--- BEGIN DATASET EXCERPT ---
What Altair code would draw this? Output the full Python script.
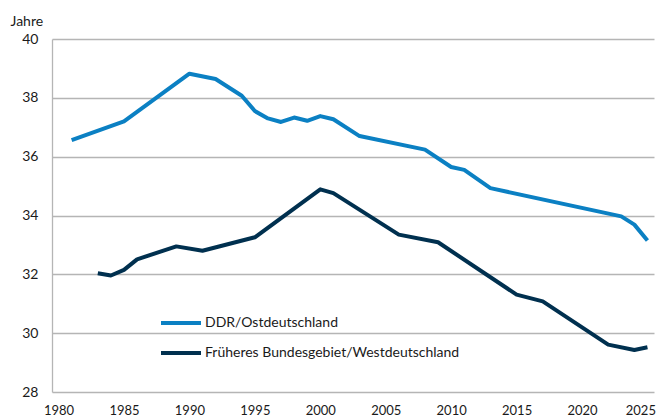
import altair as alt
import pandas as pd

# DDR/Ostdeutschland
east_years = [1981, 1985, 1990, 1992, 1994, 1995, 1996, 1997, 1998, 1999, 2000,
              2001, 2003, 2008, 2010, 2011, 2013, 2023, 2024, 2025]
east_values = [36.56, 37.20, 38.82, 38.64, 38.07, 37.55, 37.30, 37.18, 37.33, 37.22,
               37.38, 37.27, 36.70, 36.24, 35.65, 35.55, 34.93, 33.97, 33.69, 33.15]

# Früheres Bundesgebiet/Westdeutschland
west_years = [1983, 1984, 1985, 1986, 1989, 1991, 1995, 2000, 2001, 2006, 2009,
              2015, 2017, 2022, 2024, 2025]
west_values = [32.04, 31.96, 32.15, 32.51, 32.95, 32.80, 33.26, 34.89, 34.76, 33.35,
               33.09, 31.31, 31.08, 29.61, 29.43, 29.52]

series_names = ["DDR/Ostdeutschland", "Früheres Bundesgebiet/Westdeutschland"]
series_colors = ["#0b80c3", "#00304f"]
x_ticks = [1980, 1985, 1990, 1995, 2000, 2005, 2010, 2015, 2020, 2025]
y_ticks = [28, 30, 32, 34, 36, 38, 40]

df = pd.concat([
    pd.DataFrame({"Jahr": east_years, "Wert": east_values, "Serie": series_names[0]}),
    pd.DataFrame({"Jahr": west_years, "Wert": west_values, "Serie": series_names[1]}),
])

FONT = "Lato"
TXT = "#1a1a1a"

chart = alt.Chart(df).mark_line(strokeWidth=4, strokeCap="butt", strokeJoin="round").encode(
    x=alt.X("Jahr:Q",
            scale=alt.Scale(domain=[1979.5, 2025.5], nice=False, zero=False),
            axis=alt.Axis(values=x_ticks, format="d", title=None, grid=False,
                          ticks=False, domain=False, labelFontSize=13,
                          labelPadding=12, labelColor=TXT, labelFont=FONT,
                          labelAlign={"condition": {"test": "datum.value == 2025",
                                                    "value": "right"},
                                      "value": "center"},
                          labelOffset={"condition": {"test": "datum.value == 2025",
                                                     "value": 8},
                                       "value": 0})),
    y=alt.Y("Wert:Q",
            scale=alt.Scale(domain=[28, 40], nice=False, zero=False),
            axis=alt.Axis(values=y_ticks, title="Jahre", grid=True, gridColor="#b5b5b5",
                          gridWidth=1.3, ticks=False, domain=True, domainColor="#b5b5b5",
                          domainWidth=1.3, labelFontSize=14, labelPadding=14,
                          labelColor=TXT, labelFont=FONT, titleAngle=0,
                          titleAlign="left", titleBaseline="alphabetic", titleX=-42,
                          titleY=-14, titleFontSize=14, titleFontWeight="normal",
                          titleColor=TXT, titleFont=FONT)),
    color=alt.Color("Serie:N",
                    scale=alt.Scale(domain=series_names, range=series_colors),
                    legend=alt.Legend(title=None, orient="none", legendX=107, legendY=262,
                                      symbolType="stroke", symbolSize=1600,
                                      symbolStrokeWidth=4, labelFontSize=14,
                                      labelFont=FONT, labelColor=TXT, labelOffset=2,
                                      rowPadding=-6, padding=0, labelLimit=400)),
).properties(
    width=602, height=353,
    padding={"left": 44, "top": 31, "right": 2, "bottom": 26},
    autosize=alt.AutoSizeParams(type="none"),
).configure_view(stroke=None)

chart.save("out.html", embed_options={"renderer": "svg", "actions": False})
--- END DATASET EXCERPT ---
Reproduce every line exactly and omit all pictures.

What Altair code would draw this? Output the full Python script.
import altair as alt
import pandas as pd

# DDR/Ostdeutschland
east_years = [1981, 1985, 1990, 1992, 1994, 1995, 1996, 1997, 1998, 1999, 2000,
              2001, 2003, 2008, 2010, 2011, 2013, 2023, 2024, 2025]
east_values = [36.56, 37.20, 38.82, 38.64, 38.07, 37.55, 37.30, 37.18, 37.33, 37.22,
               37.38, 37.27, 36.70, 36.24, 35.65, 35.55, 34.93, 33.97, 33.69, 33.15]

# Früheres Bundesgebiet/Westdeutschland
west_years = [1983, 1984, 1985, 1986, 1989, 1991, 1995, 2000, 2001, 2006, 2009,
              2015, 2017, 2022, 2024, 2025]
west_values = [32.04, 31.96, 32.15, 32.51, 32.95, 32.80, 33.26, 34.89, 34.76, 33.35,
               33.09, 31.31, 31.08, 29.61, 29.43, 29.52]

series_names = ["DDR/Ostdeutschland", "Früheres Bundesgebiet/Westdeutschland"]
series_colors = ["#0b80c3", "#00304f"]
x_ticks = [1980, 1985, 1990, 1995, 2000, 2005, 2010, 2015, 2020, 2025]
y_ticks = [28, 30, 32, 34, 36, 38, 40]

df = pd.concat([
    pd.DataFrame({"Jahr": east_years, "Wert": east_values, "Serie": series_names[0]}),
    pd.DataFrame({"Jahr": west_years, "Wert": west_values, "Serie": series_names[1]}),
])

FONT = "Lato"
TXT = "#1a1a1a"

chart = alt.Chart(df).mark_line(strokeWidth=4, strokeCap="butt", strokeJoin="round").encode(
    x=alt.X("Jahr:Q",
            scale=alt.Scale(domain=[1979.5, 2025.5], nice=False, zero=False),
            axis=alt.Axis(values=x_ticks, format="d", title=None, grid=False,
                          ticks=False, domain=False, labelFontSize=13,
                          labelPadding=12, labelColor=TXT, labelFont=FONT,
                          labelAlign={"condition": {"test": "datum.value == 2025",
                                                    "value": "right"},
                                      "value": "center"},
                          labelOffset={"condition": {"test": "datum.value == 2025",
                                                     "value": 8},
                                       "value": 0})),
    y=alt.Y("Wert:Q",
            scale=alt.Scale(domain=[28, 40], nice=False, zero=False),
            axis=alt.Axis(values=y_ticks, title="Jahre", grid=True, gridColor="#b5b5b5",
                          gridWidth=1.3, ticks=False, domain=True, domainColor="#b5b5b5",
                          domainWidth=1.3, labelFontSize=14, labelPadding=14,
                          labelColor=TXT, labelFont=FONT, titleAngle=0,
                          titleAlign="left", titleBaseline="alphabetic", titleX=-42,
                          titleY=-14, titleFontSize=14, titleFontWeight="normal",
                          titleColor=TXT, titleFont=FONT)),
    color=alt.Color("Serie:N",
                    scale=alt.Scale(domain=series_names, range=series_colors),
                    legend=alt.Legend(title=None, orient="none", legendX=107, legendY=262,
                                      symbolType="stroke", symbolSize=1600,
                                      symbolStrokeWidth=4, labelFontSize=14,
                                      labelFont=FONT, labelColor=TXT, labelOffset=2,
                                      rowPadding=-6, padding=0, labelLimit=400)),
).properties(
    width=602, height=353,
    padding={"left": 44, "top": 31, "right": 2, "bottom": 26},
    autosize=alt.AutoSizeParams(type="none"),
).configure_view(stroke=None)

chart.save("out.html", embed_options={"renderer": "svg", "actions": False})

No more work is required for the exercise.